Cornell Mayer

The Naval Research Laboratory had the largest antenna and best radiometer in the country at microwaves in the 1950s. The parabolic mirror of the telescope was the most accurate large reflector in the world at 50 feet in diameter and accuracy to 3 cm wavelength. The telescope mount was not so good; it had no altitude and azimuth readouts. You could set the azimuth and altitude angles, and it would go to them and stop. I never understood why it was designed in this way rather than with readouts to tell you the pointing position.

We began work on the telescope about 1947 or 1948. Our group was then called the Radio Frequency Research Branch and worked on centimeter wave radar components for waves shorter than 10 centimeters. Dr. Hagen was in charge. He obtained the money and got the antenna put up. The deficiencies of the mount were not his fault, because he couldn't obtain enough money for a better mount.

To design the 3 centimeter wavelength radiometer, I started with the Dicke radiometer and modified it. I replaced the chopper wheel with a switch which could switch the receiver between a measurement of the sky temperature, using a horn antenna, and the signal. This design was made possible by BTL's Hogan invention of a microwave ferrite circulator that was nonreciprocal. It allowed us to make a measurement with the antenna that was independent of the impedance. Thus we no longer had the error which resulted when we had to disconnect the antenna from the receiver and point to a noise for source calibration, and then reconnect to the antenna, and gave much improved gain stability.

What happened was that Townes telephoned me, since I was the one who had made the radiometer and had access to the 50 foot reflector, and said he had a maser, and asked if they could come down and try it out on the antenna. The reaction in our group was uniformly positive. We thought that it would be wonderful to improve the sensitivity of our readings by the order of 10 or 12. But although we confirmed our earlier measurements, we didn't discover many new radio sources. It's not possible in reasonable time to scan the whole sky or even a large part with an 8' beam. There may be a few new sources in Alsop's results on planetary nebulae. They have never been published but should be in his thesis. We looked at lots of objects; not all of them panned out.

One of the principal difficulties of masers was the effort and money involved in their use. The cost of the helium, for example, was not negligible. We paid, as I recollect, $8 to $10 per liter. The principal trouble was probably that masers were difficult to engineer. The earliest were not as stable as one would desire. Several years of intensive engineering work would have helped. There were many complications due to the use of liquid helium on a large antenna 60 or 70 feet in the air.
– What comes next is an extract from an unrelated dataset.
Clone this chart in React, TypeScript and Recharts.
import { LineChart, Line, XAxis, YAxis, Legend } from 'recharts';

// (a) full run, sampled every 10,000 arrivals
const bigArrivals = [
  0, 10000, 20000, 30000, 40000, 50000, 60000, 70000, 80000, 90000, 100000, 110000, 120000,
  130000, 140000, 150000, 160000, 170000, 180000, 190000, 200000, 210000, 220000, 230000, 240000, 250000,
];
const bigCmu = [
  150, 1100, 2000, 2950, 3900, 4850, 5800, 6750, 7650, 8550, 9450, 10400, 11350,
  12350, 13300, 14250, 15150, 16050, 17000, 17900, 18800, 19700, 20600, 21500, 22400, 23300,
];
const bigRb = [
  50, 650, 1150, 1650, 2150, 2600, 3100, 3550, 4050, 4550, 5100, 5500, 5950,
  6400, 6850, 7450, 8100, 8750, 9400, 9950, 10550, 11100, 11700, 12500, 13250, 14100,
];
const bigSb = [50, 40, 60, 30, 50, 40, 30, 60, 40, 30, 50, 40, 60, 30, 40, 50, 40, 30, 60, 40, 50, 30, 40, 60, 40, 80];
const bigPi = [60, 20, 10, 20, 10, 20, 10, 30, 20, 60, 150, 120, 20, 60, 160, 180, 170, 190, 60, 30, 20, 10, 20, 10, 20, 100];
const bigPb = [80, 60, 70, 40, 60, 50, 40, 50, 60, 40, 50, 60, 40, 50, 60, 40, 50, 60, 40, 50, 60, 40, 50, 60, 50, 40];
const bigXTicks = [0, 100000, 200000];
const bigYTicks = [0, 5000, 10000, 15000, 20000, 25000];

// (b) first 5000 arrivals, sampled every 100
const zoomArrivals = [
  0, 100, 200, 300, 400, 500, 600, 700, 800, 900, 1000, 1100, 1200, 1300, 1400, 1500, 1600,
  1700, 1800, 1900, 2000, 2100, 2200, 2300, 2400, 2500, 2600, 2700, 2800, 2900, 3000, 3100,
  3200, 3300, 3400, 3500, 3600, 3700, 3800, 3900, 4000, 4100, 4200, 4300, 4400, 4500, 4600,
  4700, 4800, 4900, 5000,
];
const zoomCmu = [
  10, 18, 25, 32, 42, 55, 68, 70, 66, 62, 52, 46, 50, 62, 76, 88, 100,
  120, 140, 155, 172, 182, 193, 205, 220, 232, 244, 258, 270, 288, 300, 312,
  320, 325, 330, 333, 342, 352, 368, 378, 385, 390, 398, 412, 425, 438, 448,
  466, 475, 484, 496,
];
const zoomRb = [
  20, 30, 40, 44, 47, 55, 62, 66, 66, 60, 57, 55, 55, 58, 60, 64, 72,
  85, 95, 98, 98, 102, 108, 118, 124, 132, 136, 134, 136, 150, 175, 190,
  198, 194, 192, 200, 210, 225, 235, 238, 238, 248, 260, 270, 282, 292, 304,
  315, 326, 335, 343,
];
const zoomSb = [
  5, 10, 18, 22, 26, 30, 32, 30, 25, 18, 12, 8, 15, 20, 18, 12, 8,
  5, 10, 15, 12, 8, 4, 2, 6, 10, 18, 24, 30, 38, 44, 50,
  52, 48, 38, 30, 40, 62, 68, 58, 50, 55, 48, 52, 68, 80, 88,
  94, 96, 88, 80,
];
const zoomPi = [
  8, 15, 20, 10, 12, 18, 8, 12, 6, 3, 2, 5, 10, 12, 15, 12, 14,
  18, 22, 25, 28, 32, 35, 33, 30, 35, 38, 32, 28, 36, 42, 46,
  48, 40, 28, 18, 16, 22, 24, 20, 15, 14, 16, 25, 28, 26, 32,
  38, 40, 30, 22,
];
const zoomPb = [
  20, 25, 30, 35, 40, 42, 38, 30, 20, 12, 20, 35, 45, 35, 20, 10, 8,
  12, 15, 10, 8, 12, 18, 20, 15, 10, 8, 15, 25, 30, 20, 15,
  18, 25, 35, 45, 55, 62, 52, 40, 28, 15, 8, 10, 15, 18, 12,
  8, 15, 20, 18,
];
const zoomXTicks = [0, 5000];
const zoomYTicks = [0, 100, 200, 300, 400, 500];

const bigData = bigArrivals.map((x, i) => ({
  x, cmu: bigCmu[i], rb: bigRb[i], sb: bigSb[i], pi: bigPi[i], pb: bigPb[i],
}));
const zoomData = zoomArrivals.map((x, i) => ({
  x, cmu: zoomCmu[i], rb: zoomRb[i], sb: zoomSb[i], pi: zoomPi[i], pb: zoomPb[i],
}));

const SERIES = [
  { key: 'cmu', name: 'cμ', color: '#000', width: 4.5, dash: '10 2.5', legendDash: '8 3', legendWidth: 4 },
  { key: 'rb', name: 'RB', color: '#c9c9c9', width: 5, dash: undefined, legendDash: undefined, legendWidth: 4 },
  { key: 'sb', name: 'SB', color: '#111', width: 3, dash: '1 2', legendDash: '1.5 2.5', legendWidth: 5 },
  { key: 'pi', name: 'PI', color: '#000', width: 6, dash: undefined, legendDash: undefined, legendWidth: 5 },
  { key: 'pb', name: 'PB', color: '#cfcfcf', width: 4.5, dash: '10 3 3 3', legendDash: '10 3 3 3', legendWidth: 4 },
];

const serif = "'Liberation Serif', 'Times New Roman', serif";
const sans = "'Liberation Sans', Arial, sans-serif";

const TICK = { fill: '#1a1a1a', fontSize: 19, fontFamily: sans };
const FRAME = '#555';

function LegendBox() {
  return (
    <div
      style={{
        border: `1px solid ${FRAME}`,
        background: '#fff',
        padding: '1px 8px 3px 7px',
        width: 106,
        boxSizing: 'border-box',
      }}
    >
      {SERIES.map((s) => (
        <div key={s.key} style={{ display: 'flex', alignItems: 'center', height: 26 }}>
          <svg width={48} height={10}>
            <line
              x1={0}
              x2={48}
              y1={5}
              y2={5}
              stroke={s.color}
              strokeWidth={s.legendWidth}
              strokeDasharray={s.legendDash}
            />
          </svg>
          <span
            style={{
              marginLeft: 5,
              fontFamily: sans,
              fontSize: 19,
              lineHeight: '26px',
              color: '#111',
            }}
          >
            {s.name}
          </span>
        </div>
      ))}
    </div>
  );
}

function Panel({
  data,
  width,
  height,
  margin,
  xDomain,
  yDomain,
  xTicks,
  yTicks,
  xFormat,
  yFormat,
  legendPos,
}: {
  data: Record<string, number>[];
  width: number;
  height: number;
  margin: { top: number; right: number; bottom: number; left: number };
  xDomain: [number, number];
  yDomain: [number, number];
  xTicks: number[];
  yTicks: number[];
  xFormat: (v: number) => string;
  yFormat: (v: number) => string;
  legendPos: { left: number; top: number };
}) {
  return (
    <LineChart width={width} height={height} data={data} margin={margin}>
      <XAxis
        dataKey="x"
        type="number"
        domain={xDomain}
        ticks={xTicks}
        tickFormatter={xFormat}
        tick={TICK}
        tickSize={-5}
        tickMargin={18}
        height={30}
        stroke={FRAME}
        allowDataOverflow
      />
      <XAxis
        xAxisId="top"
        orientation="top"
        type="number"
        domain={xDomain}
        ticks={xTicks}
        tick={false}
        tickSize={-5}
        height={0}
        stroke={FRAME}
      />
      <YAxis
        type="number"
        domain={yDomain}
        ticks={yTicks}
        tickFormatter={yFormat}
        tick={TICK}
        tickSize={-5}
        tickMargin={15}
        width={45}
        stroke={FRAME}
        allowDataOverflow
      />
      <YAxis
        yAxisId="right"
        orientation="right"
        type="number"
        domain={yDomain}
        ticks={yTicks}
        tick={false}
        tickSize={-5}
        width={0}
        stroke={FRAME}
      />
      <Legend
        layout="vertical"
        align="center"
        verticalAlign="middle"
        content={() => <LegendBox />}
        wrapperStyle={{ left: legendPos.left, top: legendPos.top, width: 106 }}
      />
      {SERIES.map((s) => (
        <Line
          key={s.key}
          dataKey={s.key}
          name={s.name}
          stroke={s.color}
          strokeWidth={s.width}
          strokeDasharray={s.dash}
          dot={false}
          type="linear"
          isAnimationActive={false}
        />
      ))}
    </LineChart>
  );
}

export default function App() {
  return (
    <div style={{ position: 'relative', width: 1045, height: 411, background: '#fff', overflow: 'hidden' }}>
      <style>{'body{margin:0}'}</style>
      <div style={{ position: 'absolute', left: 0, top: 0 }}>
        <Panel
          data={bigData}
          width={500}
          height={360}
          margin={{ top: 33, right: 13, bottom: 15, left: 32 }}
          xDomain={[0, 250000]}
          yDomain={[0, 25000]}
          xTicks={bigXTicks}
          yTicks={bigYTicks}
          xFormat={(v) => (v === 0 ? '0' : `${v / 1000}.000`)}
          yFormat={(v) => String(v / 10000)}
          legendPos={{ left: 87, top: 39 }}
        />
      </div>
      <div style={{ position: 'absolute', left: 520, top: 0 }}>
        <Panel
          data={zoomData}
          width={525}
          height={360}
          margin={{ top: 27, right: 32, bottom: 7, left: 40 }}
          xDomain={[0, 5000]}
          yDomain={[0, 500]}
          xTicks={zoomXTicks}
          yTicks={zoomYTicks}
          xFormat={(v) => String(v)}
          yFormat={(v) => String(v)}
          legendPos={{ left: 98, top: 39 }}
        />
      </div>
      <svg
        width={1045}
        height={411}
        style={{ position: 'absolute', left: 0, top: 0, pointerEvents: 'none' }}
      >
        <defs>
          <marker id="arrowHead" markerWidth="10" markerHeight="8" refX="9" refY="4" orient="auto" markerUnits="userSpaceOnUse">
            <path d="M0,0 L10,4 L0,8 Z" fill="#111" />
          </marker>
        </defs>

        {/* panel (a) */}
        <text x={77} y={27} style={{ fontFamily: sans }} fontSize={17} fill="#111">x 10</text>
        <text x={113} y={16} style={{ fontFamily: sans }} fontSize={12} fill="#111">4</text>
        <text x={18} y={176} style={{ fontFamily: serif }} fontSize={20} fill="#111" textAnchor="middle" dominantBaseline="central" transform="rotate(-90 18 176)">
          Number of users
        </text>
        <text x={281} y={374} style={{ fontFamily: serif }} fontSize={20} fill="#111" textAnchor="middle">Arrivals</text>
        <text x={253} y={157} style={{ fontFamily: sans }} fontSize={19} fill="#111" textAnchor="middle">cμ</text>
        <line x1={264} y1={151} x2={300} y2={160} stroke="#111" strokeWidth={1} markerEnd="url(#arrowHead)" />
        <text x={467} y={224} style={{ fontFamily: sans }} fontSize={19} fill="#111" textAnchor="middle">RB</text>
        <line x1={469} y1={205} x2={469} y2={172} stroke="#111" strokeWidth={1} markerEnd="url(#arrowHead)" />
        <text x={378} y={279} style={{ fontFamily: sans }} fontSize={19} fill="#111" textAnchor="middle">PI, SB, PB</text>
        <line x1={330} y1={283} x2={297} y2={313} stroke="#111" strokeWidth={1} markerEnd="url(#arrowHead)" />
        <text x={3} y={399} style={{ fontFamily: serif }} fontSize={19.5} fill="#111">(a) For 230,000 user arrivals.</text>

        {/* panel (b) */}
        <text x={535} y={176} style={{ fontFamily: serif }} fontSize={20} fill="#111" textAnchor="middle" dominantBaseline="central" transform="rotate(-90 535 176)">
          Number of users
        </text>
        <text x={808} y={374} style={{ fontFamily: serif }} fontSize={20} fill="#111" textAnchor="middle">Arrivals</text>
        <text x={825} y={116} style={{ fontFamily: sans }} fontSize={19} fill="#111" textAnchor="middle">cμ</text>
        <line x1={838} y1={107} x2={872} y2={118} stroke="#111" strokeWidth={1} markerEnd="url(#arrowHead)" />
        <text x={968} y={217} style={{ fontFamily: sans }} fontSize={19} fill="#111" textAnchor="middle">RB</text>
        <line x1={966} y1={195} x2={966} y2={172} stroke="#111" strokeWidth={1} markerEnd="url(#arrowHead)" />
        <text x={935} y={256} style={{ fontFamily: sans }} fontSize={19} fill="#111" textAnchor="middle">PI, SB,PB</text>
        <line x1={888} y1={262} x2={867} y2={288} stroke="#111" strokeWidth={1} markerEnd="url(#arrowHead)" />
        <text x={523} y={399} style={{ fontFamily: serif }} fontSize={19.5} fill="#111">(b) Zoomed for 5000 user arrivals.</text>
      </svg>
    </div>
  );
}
Parametric amplifiers were embraced by most radio astronomers because they got rid of a lot of the complications, like liquid helium. They were cheaper, though not cheap by any means. But they didn't work very well; one problem was getting good diodes and another was the instability of amplification. It was a technology that was not well in hand. Sometimes someone would luck out and get a good diode, and get good results. The Australians did. We tried a half dozen times with different parametric amplifiers and gave up.

Our work with masers didn't have any influence on the radar people. They ignored us, as did the majority of people at the laboratory. We did, ourselves, do some applied work, but I would estimate 99% of our work at the time was on radio astronomy. Ben Yaplee, who worked on moon radar, tried to put a maser in radar, as a member of our group. He got hold of a Hughes maser, which worked quite well.

We did follow up on the maser work. We didn't have the people, the time, or the expertise ourselves but worked with Prof. Townes' students. To put it another way, we had many other things to do with our radiometer. In all, we had on one or another of our telescopes the 3 cm. maser of Giordmaine et al., a 21 cm. maser of Arno Penzias, and a 9.4 cm one built by Bill Rose, now at Maryland. Each of these people did their thesis work on our radio telescopes, which served in this way as a resource for other laboratories, like a large accelerator, although in our case, the arrangements were all informal. The 21 cm. and 9.4 cm. masers were used with the 84' telescope at Maryland Point, 45 miles south down the Potomac. Yaplee's maser was eventually inherited by us, but we never bothered to fix it up because its radar frequency differed from the frequencies we were using, and we encountered radar interference at this frequency.

After Prof. Townes went from MIT to Berkeley, Al Cheung of U Cal Berkeley tried to make masers at the water line, 1.25 cm. and he brought several of them to our laboratory. There were used in conjunction with another telescope, our 85' antenna. He and our people tried hard to make them work, but not with completely gratifying results.

In about 1980, JPL spent a lot of resources on a well-engineered maser at the water line frequency, and got one that was very stable. They used it at both that frequency and, I believe, as an intermediate frequency amplifier. These had broader bands than the narrow cavity masers we used, a few hundred megahertz as against our 30-50 megahertz. JPL used them successfully on their Goldstone antenna and their installations in Spain and elsewhere to track vehicles traveling in deep space, and the National Radio Astronomy Observatory made copies which worked well, I believe.